Kollar’s was one of ten winning ideas announced earlier this month in the district’s first run at giving out mini-grants to kick-start innovative ideas. Kollar’s idea received $160,000 to get the program started and to recruit students who have dropped out and are willing to come back to school.

The other ideas that the district gave money to range from school building improvements to comply with the Americans with Disabilities Act at Fletcher Miller Special School, from new school health centers to a new district position to help work on safety in schools. One school, Stott Elementary, will create a “tinker lab” where students will have space and supplies to work on projects as part of the school’s project-based learning model.

The Jeffco school board approved $1 million for the awards earlier this year. It was an idea proposed by Superintendent Jason Glass as a way of encouraging innovation in the district. This spring process is meant as a test run. The board will decide whether to continue investing in it once they see how the projects are going later this spring.

Officials say they learned a lot already. Tom McDermott, who oversaw the process, will present findings and recommendations to the board at a meeting next month.

If the board agrees to continue the innovation fund, McDermott wants to find different ways of supporting more of the ideas that educators present, even if there aren’t dollars for all of them.

That’s because in this first process — even though educators had short notice — teachers and other Jeffco staff still completed and submitted more than 100 proposals. Of those, 51 ideas scored high enough to move to the second round of the process in which the applicants were invited to pitch their ideas to a committee made up of Jeffco educators.

“We’re extremely proud of the 10,” McDermott said, but added, “we want to be more supportive of more of the ideas.”

McDermott said he thinks another positive change might be to create tiers so that smaller requests compete with each other in one category, and larger or broader asks compete with one another in a separate category.

This year, the applicants also had a chance to request money over time, but those parts of the awards hang on the board allocating more money.

Kollar’s idea for the GED preparation program for instance, includes a request for $348,800 next year.
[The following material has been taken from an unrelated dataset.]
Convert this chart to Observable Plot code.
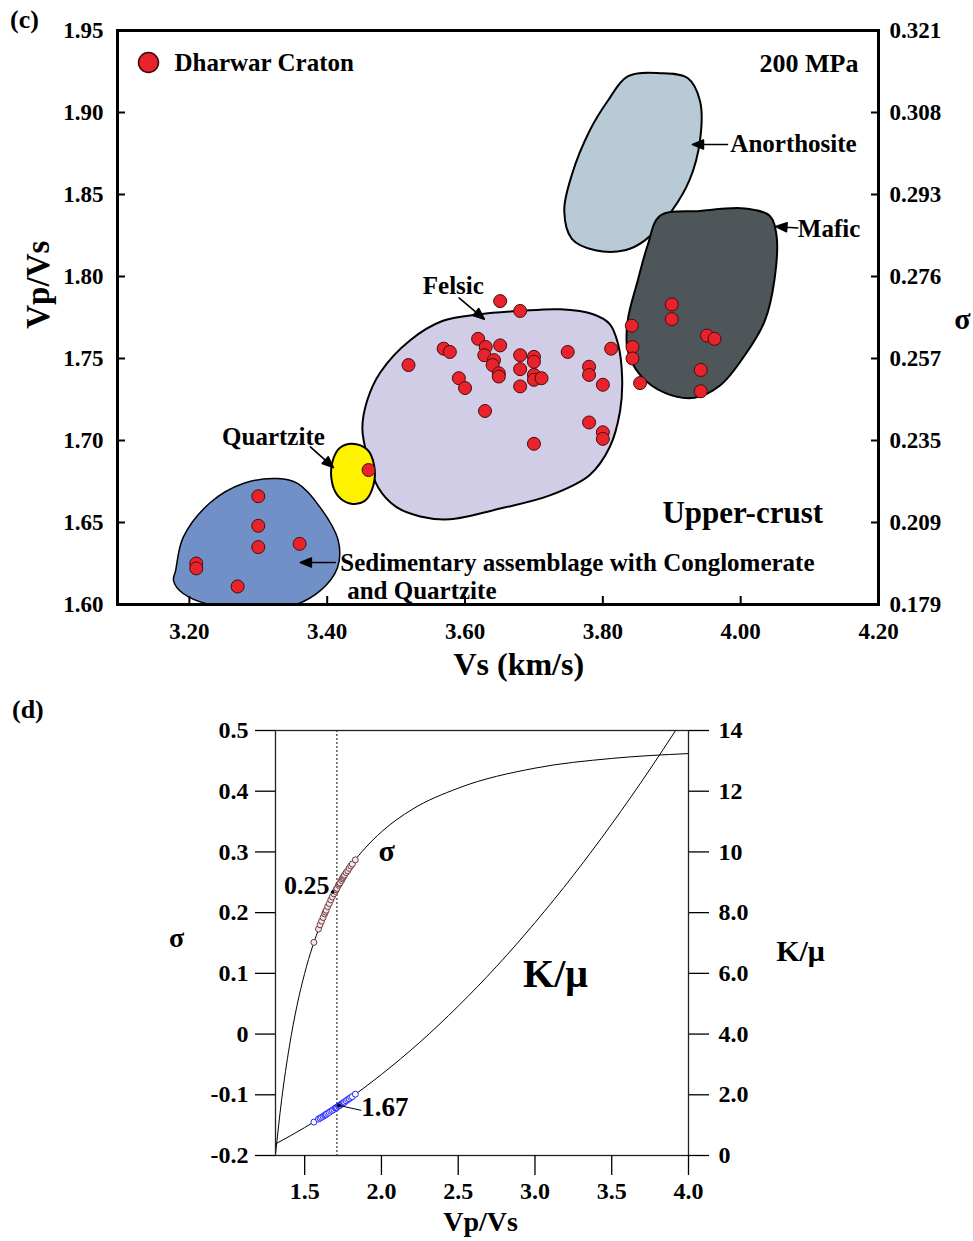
<!DOCTYPE html>
<html><head><meta charset="utf-8">
<script src="https://cdn.jsdelivr.net/npm/d3@7"></script>
<script src="https://cdn.jsdelivr.net/npm/@observablehq/plot@0.6"></script>
<style>
body{margin:0;background:#fff;}
#wrap{position:relative;width:973px;height:1241px;overflow:hidden;font-family:"Liberation Serif","Times New Roman",serif;}
.panel{position:absolute;left:0;}
.plabel{position:absolute;font-weight:bold;font-size:26px;line-height:1;}
</style></head><body>
<div id="wrap">
<div id="c" class="panel" style="top:0"></div>
<div id="d" class="panel" style="top:690px"></div>
<div class="plabel" style="left:10px;top:7px">(c)</div>
<div class="plabel" style="left:12px;top:697px">(d)</div>
</div>
<script>
// ---------- Panel (c) data ----------
const vsKm = [3.21,3.21,3.30,3.30,3.30,3.36,3.27,
  3.46,
  3.651,3.680,3.619,3.630,3.651,3.569,3.578,3.628,3.642,3.640,3.680,3.700,3.700,3.749,3.812,3.518,3.649,3.649,3.680,3.700,3.700,3.711,3.591,3.600,3.680,3.780,3.780,3.800,3.629,3.780,3.800,3.800,3.700,3.842,3.843,3.843,3.854,
  3.900,3.900,3.951,3.962,3.942,3.942];
const vpvsC = [1.625,1.622,1.666,1.648,1.635,1.637,1.611,
  1.682,
  1.785,1.779,1.762,1.757,1.758,1.756,1.754,1.752,1.749,1.746,1.752,1.751,1.748,1.754,1.756,1.746,1.741,1.739,1.7435,1.740,1.737,1.738,1.738,1.732,1.733,1.745,1.740,1.734,1.718,1.711,1.705,1.701,1.698,1.770,1.757,1.750,1.735,
  1.783,1.774,1.764,1.762,1.743,1.730];

const yTicksC = [1.60,1.65,1.70,1.75,1.80,1.85,1.90,1.95];
const xTicksC = [3.20,3.40,3.60,3.80,4.00,4.20];
const sigmaTickLabelsC = ["0.179","0.209","0.235","0.257","0.276","0.293","0.308","0.321"];

// region outlines (Vs, Vp/Vs)
const anorthosite = [[3.836,1.922],[3.883,1.924],[3.923,1.921],[3.941,1.907],[3.941,1.883],[3.926,1.859],[3.900,1.840],[3.861,1.822],[3.832,1.816],[3.789,1.816],[3.755,1.823],[3.744,1.840],[3.755,1.862],[3.781,1.889],[3.807,1.907]];
const mafic = [[3.883,1.837],[3.941,1.840],[4.006,1.8415],[4.042,1.837],[4.052,1.825],[4.049,1.798],[4.035,1.773],[4.006,1.752],[3.970,1.7335],[3.933,1.726],[3.890,1.729],[3.854,1.740],[3.836,1.755],[3.836,1.773],[3.851,1.798],[3.865,1.819]];
const felsic = [[3.477,1.7415],[3.520,1.761],[3.568,1.773],[3.622,1.777],[3.680,1.779],[3.738,1.780],[3.786,1.777],[3.810,1.771],[3.822,1.759],[3.828,1.738],[3.825,1.718],[3.810,1.696],[3.781,1.679],[3.723,1.6665],[3.651,1.6585],[3.578,1.652],[3.535,1.6537],[3.499,1.6598],[3.474,1.6713],[3.459,1.689],[3.451,1.7073],[3.458,1.7244]];
const quartzite = [[3.436,1.698],[3.458,1.6945],[3.468,1.685],[3.467,1.6726],[3.454,1.663],[3.433,1.6616],[3.415,1.6665],[3.406,1.677],[3.409,1.689],[3.419,1.6957]];
const sedimentary = [[3.177,1.6146],[3.180,1.6207],[3.191,1.6409],[3.2305,1.6622],[3.278,1.6738],[3.328,1.6768],[3.357,1.6738],[3.390,1.6591],[3.416,1.639],[3.415,1.6226],[3.390,1.6085],[3.346,1.5990],[3.241,1.5990],[3.191,1.6067]];
const regionNames = ["Anorthosite","Mafic","Felsic","Quartzite","Sedimentary"];
const regionShapes = [anorthosite, mafic, felsic, quartzite, sedimentary];
const regionColors = ["#b9cad7","#4f5659","#d2cde6","#fff200","#7290c8"];

// annotation labels (centred ones, then left-aligned ones)
const centredTexts = ["Felsic","Quartzite"];
const centredX = [3.583,3.322];
const centredY = [1.794,1.702];
const startTexts = ["Anorthosite","Mafic","Sedimentary assemblage with Conglomerate","and Quartzite"];
const startX = [3.985,4.083,3.419,3.429];
const startY = [1.8805,1.829,1.6256,1.6085];
// arrows: tip position, direction (deg, clockwise from up), length (px)
const arrowTipX = [3.628,3.409,3.930,4.051,3.361];
const arrowTipY = [1.774,1.6835,1.8805,1.8305,1.6256];
const arrowDir = [130,132,-90,-86,-90];
const arrowLen = [33,31,35,22,35];

// ---------- Panel (d) data ----------
const sigmaCurveR = [1.31,1.35,1.40,1.45,1.50,1.60,1.70,1.80,1.90,2.00,2.20,2.50,3.00,3.50,4.00];
const sigmaCurveS = [-0.198,-0.108,-0.021,0.047,0.100,0.179,0.235,0.277,0.308,0.333,0.370,0.405,0.438,0.454,0.462];
const kmuCurveR = [1.31,1.50,1.75,2.00,2.25,2.50,2.75,3.00,3.25,3.50,3.75,3.92];
const kmuCurveK = [0.38,0.92,1.73,2.67,3.73,4.92,6.23,7.67,9.23,10.92,12.73,14.03];
const vpvsD = [1.56,1.59,1.60,1.61,1.62,1.63,1.635,1.64,1.65,1.66,1.67,1.68,1.69,1.70,1.705,1.71,1.72,1.725,1.73,1.74,1.745,1.75,1.755,1.76,1.77,1.78,1.79,1.80,1.81,1.83];
const sigmaD = [0.151,0.173,0.180,0.186,0.192,0.198,0.201,0.204,0.210,0.215,0.221,0.226,0.231,0.235,0.238,0.240,0.245,0.247,0.249,0.253,0.256,0.258,0.260,0.262,0.266,0.269,0.273,0.277,0.280,0.287];
const kmuD = [1.10,1.20,1.23,1.26,1.29,1.32,1.34,1.36,1.39,1.42,1.46,1.49,1.52,1.56,1.57,1.59,1.63,1.64,1.66,1.69,1.71,1.73,1.75,1.76,1.80,1.84,1.87,1.91,1.94,2.02];
const dottedVpVs = 1.71;
const sigmaTicksD = [-0.2,-0.1,0,0.1,0.2,0.3,0.4,0.5];
const kmuTickLabels = ["0","2.0","4.0","6.0","8.0","10","12","14"];
const xTicksD = [1.5,2.0,2.5,3.0,3.5,4.0];

// ---------- build ----------
const font = "'Liberation Serif','Times New Roman',serif";
const pts = vsKm.map((v,i)=>({vs:v, vpvs:vpvsC[i]}));
const centred = centredTexts.map((t,i)=>({t, x:centredX[i], y:centredY[i]}));
const starts = startTexts.map((t,i)=>({t, x:startX[i], y:startY[i]}));
const arrows = arrowTipX.map((x,i)=>({x, y:arrowTipY[i], r:arrowDir[i], l:arrowLen[i]}));
const filledArrow = {draw(ctx, l){ const h=11, w=4.5; ctx.moveTo(0,0); ctx.lineTo(0,-l+h); ctx.moveTo(0,-l); ctx.lineTo(-w,-l+h); ctx.lineTo(w,-l+h); ctx.closePath(); }};

const plotC = Plot.plot({
  width: 973, height: 690,
  marginLeft: 117, marginRight: 95, marginTop: 30, marginBottom: 86,
  style: {fontFamily: font, fontSize: "23px", fontWeight: "bold", color: "#000", background: "transparent", overflow: "visible"},
  x: {domain: [3.0957, 4.2]},
  y: {domain: [1.60, 1.95]},
  length: {type: "identity"},
  marks: [
    ...regionShapes.map((s,i)=>Plot.line(s, {x: d=>d[0], y: d=>d[1], curve: "catmull-rom-closed", fill: regionColors[i], stroke: "#000", strokeWidth: i===4 ? 1.5 : 2, clip: true})),
    Plot.dot(pts, {x: "vs", y: "vpvs", r: 6.5, fill: "#e8232b", stroke: "#4a0c0c", strokeWidth: 1}),
    Plot.vector(arrows, {x: "x", y: "y", rotate: "r", length: "l", anchor: "end", shape: filledArrow, stroke: "#000", fill: "#000", strokeWidth: 1.6}),
    Plot.text(centred, {x: "x", y: "y", text: "t", textAnchor: "middle", fontSize: 25}),
    Plot.text(starts, {x: "x", y: "y", text: "t", textAnchor: "start", fontSize: 25}),
    Plot.text(["Upper-crust"], {x: 4.003, y: 1.656, fontSize: 31}),
    Plot.text(["200 MPa"], {frameAnchor: "top-right", dx: -20, dy: 33, textAnchor: "end", lineAnchor: "middle", fontSize: 26}),
    Plot.dot([0], {frameAnchor: "top-left", dx: 31, dy: 32, r: 10, fill: "#e8232b", stroke: "#3a0a0a", strokeWidth: 1.5}),
    Plot.text(["Dharwar Craton"], {frameAnchor: "top-left", dx: 57, dy: 32, textAnchor: "start", lineAnchor: "middle", fontSize: 25}),
    Plot.frame({stroke: "#000", strokeWidth: 3}),
    Plot.axisX({ticks: xTicksC, tickFormat: d=>d.toFixed(2), tickSize: -8, tickPadding: 26, strokeWidth: 2, label: null}),
    Plot.axisY({ticks: yTicksC, tickFormat: d=>d.toFixed(2), tickSize: -8, tickPadding: 22, strokeWidth: 2, label: null}),
    Plot.axisY({anchor: "right", ticks: yTicksC, tickFormat: d=>sigmaTickLabelsC[yTicksC.findIndex(t=>Math.abs(t-d)<1e-6)], tickSize: -8, tickPadding: 19, strokeWidth: 2, label: null}),
    Plot.text(["Vp/Vs"], {frameAnchor: "left", y: 1.795, dx: -79, rotate: -90, textAnchor: "middle", lineAnchor: "middle", fontSize: 33}),
    Plot.text(["Vs (km/s)"], {frameAnchor: "bottom", x: 3.678, dy: 60, lineAnchor: "middle", fontSize: 32}),
    Plot.text(["σ"], {frameAnchor: "right", y: 1.774, dx: 84, textAnchor: "middle", lineAnchor: "middle", fontSize: 30})
  ]
});
document.getElementById("c").appendChild(plotC);

const sigmaCurve = sigmaCurveR.map((r,i)=>({r, s:sigmaCurveS[i]}));
const kmuCurve = kmuCurveR.map((r,i)=>({r, k:kmuCurveK[i]}));
const ptsD = vpvsD.map((r,i)=>({r, s:sigmaD[i], k:kmuD[i]}));
const kToS = k => (k - 4) / 20; // secondary K/μ axis: 0..14 ↔ σ -0.2..0.5

const plotD = Plot.plot({
  width: 973, height: 551,
  marginLeft: 275, marginRight: 285, marginTop: 40, marginBottom: 86,
  style: {fontFamily: font, fontSize: "24px", fontWeight: "bold", color: "#000", background: "transparent", overflow: "visible"},
  x: {domain: [1.31, 4.0]},
  y: {domain: [-0.2, 0.5]},
  marks: [
    Plot.ruleX([dottedVpVs], {stroke: "#000", strokeWidth: 1, strokeDasharray: "2,2"}),
    Plot.line(sigmaCurve, {x: "r", y: "s", curve: "monotone-x", stroke: "#000", strokeWidth: 1, clip: true}),
    Plot.line(kmuCurve, {x: "r", y: d=>kToS(d.k), curve: "monotone-x", stroke: "#000", strokeWidth: 1, clip: true}),
    Plot.dot(ptsD, {x: "r", y: "s", r: 3, stroke: "#6e3a42", fill: "#f3e6e8", strokeWidth: 1}),
    Plot.dot(ptsD, {x: "r", y: d=>kToS(d.k), r: 3, stroke: "#2424ff", fill: "#ffffff", strokeWidth: 1}),
    Plot.link([{x1: 1.723, y1: -0.1175, x2: 1.869, y2: -0.1257}], {x1: "x1", y1: "y1", x2: "x2", y2: "y2", stroke: "#000", strokeWidth: 1}),
    Plot.dot([{x: 1.723, y: -0.1175}, {x: 1.682, y: 0.234}], {x: "x", y: "y", r: 1.8, fill: "#000"}),
    Plot.text(["0.25"], {x: 1.513, y: 0.245, fontSize: 26}),
    Plot.text(["1.67"], {x: 1.869, y: -0.120, textAnchor: "start", fontSize: 27}),
    Plot.text(["σ"], {x: 2.034, y: 0.301, fontSize: 30}),
    Plot.text(["K/μ"], {x: 3.134, y: 0.099, fontSize: 40}),
    Plot.frame({stroke: "#222", strokeWidth: 1.3}),
    Plot.axisX({ticks: xTicksD, tickFormat: d=>d.toFixed(1), tickSize: 20, tickPadding: 6, strokeWidth: 1.3, label: null}),
    Plot.axisY({ticks: sigmaTicksD, tickFormat: d=> Math.abs(d)<1e-9 ? "0" : d.toFixed(1), tickSize: 20, tickPadding: 7, strokeWidth: 1.3, label: null}),
    Plot.axisY({anchor: "right", ticks: sigmaTicksD, tickFormat: d=>kmuTickLabels[sigmaTicksD.findIndex(t=>Math.abs(t-d)<1e-6)], tickSize: 20, tickPadding: 10, strokeWidth: 1.3, label: null}),
    Plot.text(["σ"], {frameAnchor: "left", y: 0.158, dx: -99, textAnchor: "middle", lineAnchor: "middle", fontSize: 28}),
    Plot.text(["K/μ"], {frameAnchor: "right", y: 0.137, dx: 112, textAnchor: "middle", lineAnchor: "middle", fontSize: 30}),
    Plot.text(["Vp/Vs"], {frameAnchor: "bottom", x: 2.646, dy: 67, lineAnchor: "middle", fontSize: 28})
  ]
});
document.getElementById("d").appendChild(plotD);
</script>
</body></html>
In total, among the 10 awards already granted, an extra $601,487 would be needed to fund the projects in full over the next two years.

Awards for innovation fund. Provided by Jeffco Public Schools.

The projects are not meant to be sustained by the award in the long-term, and some are one-time asks.

Kollar said that if that second phase of money doesn’t come through for his program, it should still be able to move forward. School districts are funded per student, so by bringing more students back to the district, the program would at least get the district’s student-based budget based on however many students are enrolled.

A similar program started in Greeley this fall is funded with those dollars the state allocates to districts for each student. So far, eight students there already completed a GED certificate, and there are now 102 other students enrolled, according to a spokeswoman for the Greeley-Evans school district.

But, having Jeffco’s innovation money could help Kollar’s program provide additional services to the students, such as a case manager that can help connect students to food or housing resources if needed.

And right now Kollar is working on setting up systems to track data around how many students end up completing the program, earning a high school equivalency certificate, enrolling in a college or trade-school, or getting jobs.

Helping more students on a path toward a career is the gold standard, he said, and what makes the program innovative.

“It’s not just about if the student completes high school,” Kollar said. “It’s are we making sure we are intentionally bridging them into whatever the next pathway is?”